### [THE EXERCISE]
Retype the data exactly, from its first line to the line containing "0.005, 0.0, 0.0]", including both, and skip any picture.

%%

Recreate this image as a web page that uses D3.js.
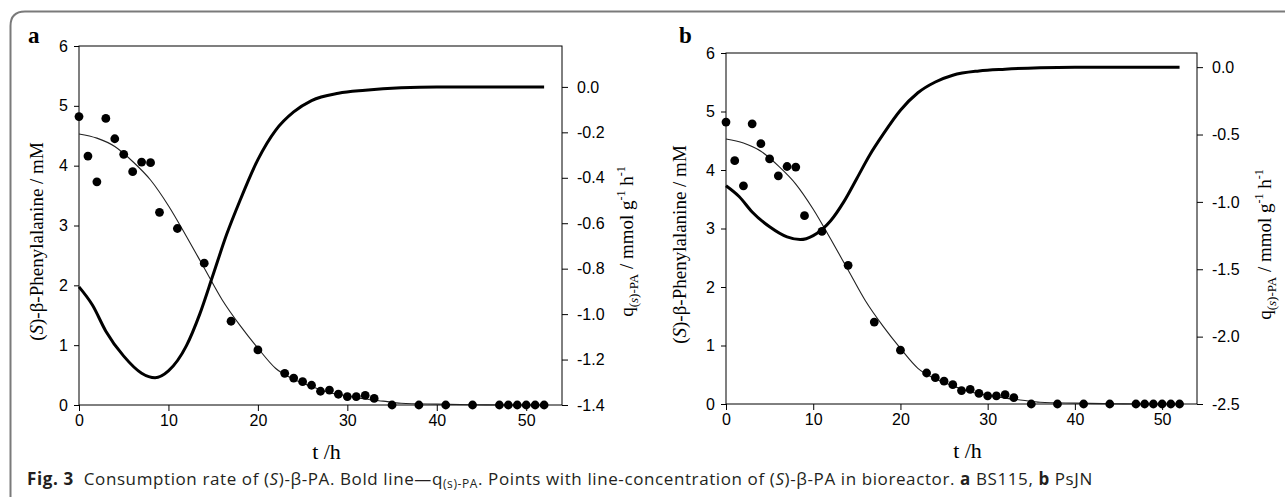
<!DOCTYPE html>
<html>
<head>
<meta charset="utf-8">
<script src="https://cdn.jsdelivr.net/npm/d3@7"></script>
<style>
  body { margin: 0; background: #fff; }
  svg { display: block; }
</style>
</head>
<body>
<div id="chart"></div>
<script>
// measured concentration of (S)-b-PA (points), both panels
const pointTimes = [0, 1, 2, 3, 4, 5, 6, 7, 8, 9, 11, 14, 17, 20, 23, 24, 25, 26, 27, 28, 29, 30, 31, 32, 33, 35, 38, 41, 44, 47, 48, 49, 50, 51, 52]
const pointConc  = [4.82, 4.16, 3.73, 4.79, 4.45, 4.19, 3.90, 4.06, 4.05, 3.22, 2.95, 2.37, 1.40, 0.92, 0.53, 0.45, 0.39, 0.33, 0.23, 0.25, 0.18, 0.14, 0.14, 0.16, 0.11, 0.0, 0.0, 0.0, 0.0, 0.0, 0.0, 0.0, 0.0, 0.0, 0.0]

// thin fitted line through the points
const fitTimes = [0, 2, 4, 6, 8, 10, 12, 14, 16, 18, 20, 22, 24, 26, 28, 30, 32, 34, 36, 40, 44, 48, 52]
const fitConc  = [4.53, 4.46, 4.32, 4.07, 3.76, 3.33, 2.82, 2.29, 1.76, 1.33, 0.95, 0.61, 0.43, 0.31, 0.21, 0.15, 0.10, 0.065, 0.03, 0.015, 0.005, 0.0, 0.0]

// bold line, q(s)-PA (right axis)
const qTimes = [0, 1.5, 3, 5, 7, 8.5, 10, 12, 13.5, 15, 16.5, 18, 20, 22, 24, 26, 29, 32, 36, 40, 52]
const qRate  = [-0.88, -0.96, -1.075, -1.185, -1.26, -1.28, -1.25, -1.14, -1.00, -0.826, -0.65, -0.50, -0.32, -0.19, -0.11, -0.06, -0.028, -0.015, -0.004, 0, 0]

const xTicks = [0, 10, 20, 30, 40, 50]
const leftTicks = [0, 1, 2, 3, 4, 5, 6]
const rightTicksA = [-1.4, -1.2, -1.0, -0.8, -0.6, -0.4, -0.2, 0.0]
const rightTicksB = [-2.5, -2.0, -1.5, -1.0, -0.5, 0.0]

const points = pointTimes.map((t, i) => ({t, c: pointConc[i]}))
const fit = fitTimes.map((t, i) => ({t, c: fitConc[i]}))
const qLine = qTimes.map((t, i) => ({t, q: qRate[i]}))

const width = 1285, height = 497

const svg = d3.select("#chart").append("svg")
    .attr("width", width)
    .attr("height", height)

// frame around the figure (top + left, rounded corner)
svg.append("path")
    .attr("d", "M10.5,500 L10.5,26 Q10.5,11.5 25,11.5 L1290,11.5")
    .attr("fill", "none")
    .attr("stroke", "#7a7a7a")
    .attr("stroke-width", 2)

const serif = "'Liberation Serif', 'Times New Roman', serif"
const sans = "'Liberation Sans', Arial, sans-serif"

function drawPanel(p) {
    const xScale = d3.scaleLinear().domain([0, 54]).range([p.left, p.right])
    const yScale = d3.scaleLinear().domain([0, 6]).range([p.bottom, p.top])
    const qScale = d3.scaleLinear().domain(p.qDomain).range([p.bottom, p.top])

    const g = svg.append("g")

    // plot box
    g.append("rect")
        .attr("x", p.left).attr("y", p.top)
        .attr("width", p.right - p.left).attr("height", p.bottom - p.top)
        .attr("fill", "none").attr("stroke", "#000").attr("stroke-width", 1)

    const xAxis = g.append("g")
        .attr("transform", `translate(0,${p.bottom})`)
        .call(d3.axisBottom(xScale).tickValues(xTicks).tickSize(6).tickPadding(4)
            .tickFormat(d3.format("d")))
    const yAxis = g.append("g")
        .attr("transform", `translate(${p.left},0)`)
        .call(d3.axisLeft(yScale).tickValues(leftTicks).tickSize(5).tickPadding(6)
            .tickFormat(d3.format("d")))
    const qAxis = g.append("g")
        .attr("transform", `translate(${p.right},0)`)
        .call(d3.axisRight(qScale).tickValues(p.qTicks).tickSize(6)
            .tickPadding(9).tickFormat(d => d.toFixed(1)))

    ;[xAxis, yAxis, qAxis].forEach(a => {
        a.select(".domain").remove()
        a.selectAll("line").attr("stroke", "#000")
        a.selectAll("text")
            .attr("font-family", sans)
            .attr("font-size", 16)
            .attr("fill", "#000")
    })

    // fitted thin line
    g.append("path")
        .datum(fit)
        .attr("d", d3.line().x(d => xScale(d.t)).y(d => yScale(d.c)).curve(d3.curveMonotoneX))
        .attr("fill", "none")
        .attr("stroke", "#222")
        .attr("stroke-width", 1.1)

    // bold q line
    g.append("path")
        .datum(qLine)
        .attr("d", d3.line().x(d => xScale(d.t)).y(d => qScale(d.q)).curve(d3.curveMonotoneX))
        .attr("fill", "none")
        .attr("stroke", "#000")
        .attr("stroke-width", 3)

    g.selectAll("circle.pt")
        .data(points)
        .join("circle")
        .attr("class", "pt")
        .attr("cx", d => xScale(d.t))
        .attr("cy", d => yScale(d.c))
        .attr("r", 4.4)
        .attr("fill", "#000")

    // panel letter
    g.append("text")
        .attr("x", p.letterX).attr("y", p.letterY)
        .attr("font-family", serif).attr("font-weight", "bold")
        .attr("font-size", 23)
        .text(p.letter)

    // x title
    g.append("text")
        .attr("x", (p.left + p.right) / 2 + 6).attr("y", p.bottom + 54)
        .attr("text-anchor", "middle")
        .attr("font-family", serif).attr("font-size", 22)
        .attr("xml:space", "preserve")
        .text("t /h")

    // left title
    const lt = g.append("text")
        .attr("transform", `translate(${p.leftTitleX},${(p.top + p.bottom) / 2 + 16}) rotate(-90)`)
        .attr("text-anchor", "middle")
        .attr("font-family", serif).attr("font-size", 19)
    lt.append("tspan").text("(")
    lt.append("tspan").attr("font-style", "italic").text("S")
    lt.append("tspan").text(")-β-Phenylalanine / mM")

    // right title
    const rt = g.append("text")
        .attr("transform", `translate(${p.rightTitleX},${(p.top + p.bottom) / 2 + 16}) rotate(-90)`)
        .attr("text-anchor", "middle")
        .attr("font-family", serif).attr("font-size", 19)
    rt.append("tspan").text("q")
    rt.append("tspan").attr("font-size", 13).attr("dy", 5).text("(")
    rt.append("tspan").attr("font-size", 13).attr("font-style", "italic").text("s")
    rt.append("tspan").attr("font-size", 13).text(")-PA")
    rt.append("tspan").attr("dy", -5).text(" / mmol g")
    rt.append("tspan").attr("font-size", 12).attr("dy", -8).text("-1")
    rt.append("tspan").attr("dy", 8).text(" h")
    rt.append("tspan").attr("font-size", 12).attr("dy", -8).text("-1")
}

drawPanel({
    letter: "a", letterX: 28, letterY: 43,
    left: 79, right: 562, top: 46, bottom: 405,
    qDomain: [-1.4, 0.18], qTicks: rightTicksA,
    leftTitleX: 43, rightTitleX: 633
})

drawPanel({
    letter: "b", letterX: 679, letterY: 43,
    left: 726, right: 1197, top: 53, bottom: 404,
    qDomain: [-2.5, 0.105], qTicks: rightTicksB,
    leftTitleX: 686, rightTitleX: 1271
})

// caption
const cap = svg.append("text")
    .attr("x", 27).attr("y", 485)
    .attr("font-family", "'Open Sans', 'Noto Sans', sans-serif")
    .attr("font-size", 17)
    .attr("letter-spacing", 0.6)
    .attr("fill", "#231f20")
    .attr("xml:space", "preserve")
cap.append("tspan").attr("font-weight", "bold").text("Fig. 3")
cap.append("tspan").text("  Consumption rate of (")
cap.append("tspan").attr("font-style", "italic").text("S")
cap.append("tspan").text(")-β-PA. Bold line—q")
cap.append("tspan").attr("font-size", 12).attr("dy", 3).text("(s)-PA")
cap.append("tspan").attr("dy", -3).text(". Points with line-concentration of (")
cap.append("tspan").attr("font-style", "italic").text("S")
cap.append("tspan").text(")-β-PA in bioreactor. ")
cap.append("tspan").attr("font-weight", "bold").text("a")
cap.append("tspan").text(" BS115, ")
cap.append("tspan").attr("font-weight", "bold").text("b")
cap.append("tspan").text(" PsJN")
</script>
</body>
</html>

%%

### [SOLUTION FOR THIS EXERCISE]
Recreate this image as a web page that uses D3.js.
<!DOCTYPE html>
<html>
<head>
<meta charset="utf-8">
<script src="https://cdn.jsdelivr.net/npm/d3@7"></script>
<style>
  body { margin: 0; background: #fff; }
  svg { display: block; }
</style>
</head>
<body>
<div id="chart"></div>
<script>
// measured concentration of (S)-b-PA (points), both panels
const pointTimes = [0, 1, 2, 3, 4, 5, 6, 7, 8, 9, 11, 14, 17, 20, 23, 24, 25, 26, 27, 28, 29, 30, 31, 32, 33, 35, 38, 41, 44, 47, 48, 49, 50, 51, 52]
const pointConc  = [4.82, 4.16, 3.73, 4.79, 4.45, 4.19, 3.90, 4.06, 4.05, 3.22, 2.95, 2.37, 1.40, 0.92, 0.53, 0.45, 0.39, 0.33, 0.23, 0.25, 0.18, 0.14, 0.14, 0.16, 0.11, 0.0, 0.0, 0.0, 0.0, 0.0, 0.0, 0.0, 0.0, 0.0, 0.0]

// thin fitted line through the points
const fitTimes = [0, 2, 4, 6, 8, 10, 12, 14, 16, 18, 20, 22, 24, 26, 28, 30, 32, 34, 36, 40, 44, 48, 52]
const fitConc  = [4.53, 4.46, 4.32, 4.07, 3.76, 3.33, 2.82, 2.29, 1.76, 1.33, 0.95, 0.61, 0.43, 0.31, 0.21, 0.15, 0.10, 0.065, 0.03, 0.015, 0.005, 0.0, 0.0]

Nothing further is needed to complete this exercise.